A reflective surface might confuse depth sensors. Background conversations might interfere with natural language processing during voice recognition. A pet might move unpredictably. Individually, these issues seem minor, but together they create a constant stream of disruptions.

🛡️ Safety and Social Integration

Companion robots operate in close proximity to humans, which means safety is non-negotiable. This often leads to conservative behavior. Robots may move slower or hesitate before acting. While this improves safety, it can also make the system feel less capable.

Beyond physical interaction, robots are expected to engage socially, which is highly context-dependent. Knowing when to speak or stay silent requires situational awareness. This is why AI companions in elder care are so specialized; the context of a senior’s home requires a specific balance of proactive help and unobtrusive presence.

Even the latest research on autonomous home agents highlights that integrating perception and social cues is still the “holy grail” of the industry.

The Complexity of Integration

Cascading Effects: A delay in computer vision can lag the entire decision-making loop.
Hardware Squeeze: Balancing sensor weight with motor power and battery life.
Consistency: Maintaining socially acceptable behavior over months of use.

🏁 Conclusion

Companion robots struggle in real-world environments not because the technology is failing, but because the problem itself is incredibly complex.
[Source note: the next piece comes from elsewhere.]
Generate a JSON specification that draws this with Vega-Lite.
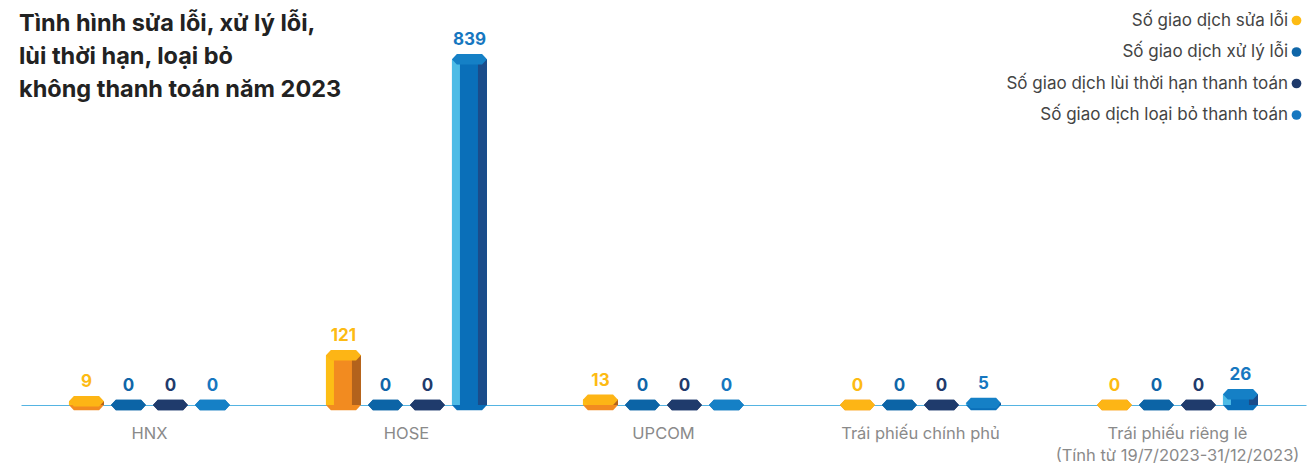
{
  "$schema": "https://vega.github.io/schema/vega-lite/v6.json",
  "width": 1285,
  "height": 405,
  "autosize": {"type": "none"},
  "padding": {"left": 21, "top": 0, "right": 4, "bottom": 62},
  "background": "white",
  "config": {"view": {"stroke": null}, "font": "Inter"},
  "title": {
    "text": ["Tình hình sửa lỗi, xử lý lỗi,", "lùi thời hạn, loại bỏ", "không thanh toán năm 2023"],
    "orient": "top",
    "anchor": "start",
    "frame": "group",
    "offset": -101,
    "dx": -2,
    "baseline": "top",
    "fontSize": 23.5,
    "fontWeight": "bold",
    "color": "#222222",
    "lineHeight": 33,
    "font": "Inter"
  },
  "data": {
    "values": [
      {"cat": "HNX", "series": "Số giao dịch sửa lỗi", "value": 9},
      {"cat": "HNX", "series": "Số giao dịch xử lý lỗi", "value": 0},
      {"cat": "HNX", "series": "Số giao dịch lùi thời hạn thanh toán", "value": 0},
      {"cat": "HNX", "series": "Số giao dịch loại bỏ thanh toán", "value": 0},
      {"cat": "HOSE", "series": "Số giao dịch sửa lỗi", "value": 121},
      {"cat": "HOSE", "series": "Số giao dịch xử lý lỗi", "value": 0},
      {"cat": "HOSE", "series": "Số giao dịch lùi thời hạn thanh toán", "value": 0},
      {"cat": "HOSE", "series": "Số giao dịch loại bỏ thanh toán", "value": 839},
      {"cat": "UPCOM", "series": "Số giao dịch sửa lỗi", "value": 13},
      {"cat": "UPCOM", "series": "Số giao dịch xử lý lỗi", "value": 0},
      {"cat": "UPCOM", "series": "Số giao dịch lùi thời hạn thanh toán", "value": 0},
      {"cat": "UPCOM", "series": "Số giao dịch loại bỏ thanh toán", "value": 0},
      {"cat": "Trái phiếu chính phủ", "series": "Số giao dịch sửa lỗi", "value": 0},
      {"cat": "Trái phiếu chính phủ", "series": "Số giao dịch xử lý lỗi", "value": 0},
      {"cat": "Trái phiếu chính phủ", "series": "Số giao dịch lùi thời hạn thanh toán", "value": 0},
      {"cat": "Trái phiếu chính phủ", "series": "Số giao dịch loại bỏ thanh toán", "value": 5},
      {"cat": "Trái phiếu riêng lẻ|(Tính từ 19/7/2023-31/12/2023)", "series": "Số giao dịch sửa lỗi", "value": 0},
      {"cat": "Trái phiếu riêng lẻ|(Tính từ 19/7/2023-31/12/2023)", "series": "Số giao dịch xử lý lỗi", "value": 0},
      {"cat": "Trái phiếu riêng lẻ|(Tính từ 19/7/2023-31/12/2023)", "series": "Số giao dịch lùi thời hạn thanh toán", "value": 0},
      {"cat": "Trái phiếu riêng lẻ|(Tính từ 19/7/2023-31/12/2023)", "series": "Số giao dịch loại bỏ thanh toán", "value": 26}
    ]
  },
  "encoding": {
    "x": {
      "field": "cat",
      "type": "nominal",
      "sort": null,
      "scale": {"paddingInner": 0.346, "paddingOuter": 0.173},
      "axis": {
        "title": null,
        "domainColor": "#55B4E2",
        "domainWidth": 1,
        "ticks": false,
        "grid": false,
        "labelAngle": 0,
        "labelFont": "Inter",
        "labelFontSize": 16.5,
        "labelColor": "#8A8A8A",
        "labelPadding": 20,
        "labelLimit": 400,
        "labelLineHeight": 22,
        "labelExpr": "split(datum.label, '|')",
        "zindex": 0
      }
    },
    "xOffset": {
      "field": "series",
      "type": "nominal",
      "scale": {
        "type": "band",
        "domain": ["Số giao dịch sửa lỗi", "Số giao dịch xử lý lỗi", "Số giao dịch lùi thời hạn thanh toán", "Số giao dịch loại bỏ thanh toán"],
        "range": [0, 168],
        "paddingInner": 0,
        "paddingOuter": 0
      }
    }
  },
  "layer": [
    {
      "mark": {"type": "point", "shape": "M -1 0 L -0.72 -0.3 L 0.72 -0.3 L 1 0 L 0.72 0.3 L -0.72 0.3 Z", "size": 1225, "filled": true, "opacity": 1, "strokeWidth": 0},
      "encoding": {
        "y": {"datum": 0, "type": "quantitative", "scale": {"domain": [0, 983], "nice": false}, "axis": null},
        "color": {"field": "series", "type": "nominal", "legend": null,
          "scale": {"domain": ["Số giao dịch sửa lỗi", "Số giao dịch xử lý lỗi", "Số giao dịch lùi thời hạn thanh toán", "Số giao dịch loại bỏ thanh toán"], "range": ["#F28B20", "#0C64A6", "#1F3B6C", "#0A6FB9"]}}
      }
    },
    {
      "mark": {"type": "bar", "width": 35},
      "encoding": {
        "y": {"field": "value", "type": "quantitative", "scale": {"domain": [0, 983], "nice": false}, "axis": null},
        "color": {"field": "series", "type": "nominal", "legend": null,
          "scale": {"domain": ["Số giao dịch sửa lỗi", "Số giao dịch xử lý lỗi", "Số giao dịch lùi thời hạn thanh toán", "Số giao dịch loại bỏ thanh toán"], "range": ["#F28B20", "#0C64A6", "#1F3B6C", "#0A6FB9"]}}
      }
    },
    {
      "mark": {"type": "bar", "width": 8},
      "encoding": {
        "xOffset": {
          "field": "series",
          "type": "nominal",
          "scale": {
            "type": "band",
            "domain": ["Số giao dịch sửa lỗi", "Số giao dịch xử lý lỗi", "Số giao dịch lùi thời hạn thanh toán", "Số giao dịch loại bỏ thanh toán"],
            "range": [-13.5, 154.5],
            "paddingInner": 0,
            "paddingOuter": 0
          }
        },
        "y": {"field": "value", "type": "quantitative", "scale": {"domain": [0, 983], "nice": false}, "axis": null},
        "color": {"field": "series", "type": "nominal", "legend": null,
          "scale": {"domain": ["Số giao dịch sửa lỗi", "Số giao dịch xử lý lỗi", "Số giao dịch lùi thời hạn thanh toán", "Số giao dịch loại bỏ thanh toán"], "range": ["#FDBE15", "#2A85C8", "#2E5290", "#4DBBE6"]}}
      }
    },
    {
      "mark": {"type": "bar", "width": 9},
      "encoding": {
        "xOffset": {
          "field": "series",
          "type": "nominal",
          "scale": {
            "type": "band",
            "domain": ["Số giao dịch sửa lỗi", "Số giao dịch xử lý lỗi", "Số giao dịch lùi thời hạn thanh toán", "Số giao dịch loại bỏ thanh toán"],
            "range": [13, 181],
            "paddingInner": 0,
            "paddingOuter": 0
          }
        },
        "y": {"field": "value", "type": "quantitative", "scale": {"domain": [0, 983], "nice": false}, "axis": null},
        "color": {"field": "series", "type": "nominal", "legend": null,
          "scale": {"domain": ["Số giao dịch sửa lỗi", "Số giao dịch xử lý lỗi", "Số giao dịch lùi thời hạn thanh toán", "Số giao dịch loại bỏ thanh toán"], "range": ["#B3621C", "#0A4C82", "#162C52", "#1B4C8A"]}}
      }
    },
    {
      "mark": {"type": "point", "shape": "M -1 0 L -0.72 -0.3 L 0.72 -0.3 L 1 0 L 0.72 0.3 L -0.72 0.3 Z", "size": 1225, "filled": true, "opacity": 1, "strokeWidth": 0},
      "encoding": {
        "y": {"field": "value", "type": "quantitative", "scale": {"domain": [0, 983], "nice": false}, "axis": null},
        "color": {"field": "series", "type": "nominal", "legend": null,
          "scale": {"domain": ["Số giao dịch sửa lỗi", "Số giao dịch xử lý lỗi", "Số giao dịch lùi thời hạn thanh toán", "Số giao dịch loại bỏ thanh toán"], "range": ["#FDB515", "#0C64A6", "#1F3B6C", "#1580C6"]}}
      }
    },
    {
      "mark": {"type": "text", "dy": -14, "baseline": "alphabetic", "fontSize": 17, "fontWeight": "bold", "font": "Inter"},
      "encoding": {
        "y": {"field": "value", "type": "quantitative", "scale": {"domain": [0, 983], "nice": false}, "axis": null},
        "text": {"field": "value", "type": "quantitative"},
        "color": {"field": "series", "type": "nominal",
          "scale": {"domain": ["Số giao dịch sửa lỗi", "Số giao dịch xử lý lỗi", "Số giao dịch lùi thời hạn thanh toán", "Số giao dịch loại bỏ thanh toán"], "range": ["#FDBB13", "#0F66A8", "#1F3B6C", "#1677C0"]},
          "legend": {
            "title": null,
            "orient": "none",
            "legendX": 1267,
            "legendY": 12,
            "padding": 0,
            "symbolType": "circle",
            "symbolSize": 95,
            "symbolStrokeWidth": 0,
            "symbolOpacity": 1,
            "labelFont": "Inter",
            "labelFontSize": 17,
            "labelColor": "#444444",
            "labelAlign": "right",
            "labelOffset": -17,
            "labelLimit": 400,
            "rowPadding": 13.5
          }
        }
      }
    }
  ],
  "resolve": {"scale": {"color": "independent", "xOffset": "independent"}}
}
You are asking a machine to perceive, move, and interact in a world that humans themselves take years to fully navigate.

The gap between controlled demos and everyday use is narrowing through improvements in how AI companions learn over time. If you are using or considering a companion robot, it helps to understand this context.

What you are seeing is not a finished product; it is a system learning to operate in one of the most unpredictable environments possible. When you look at it that way, the fact that they work at all is already pretty impressive.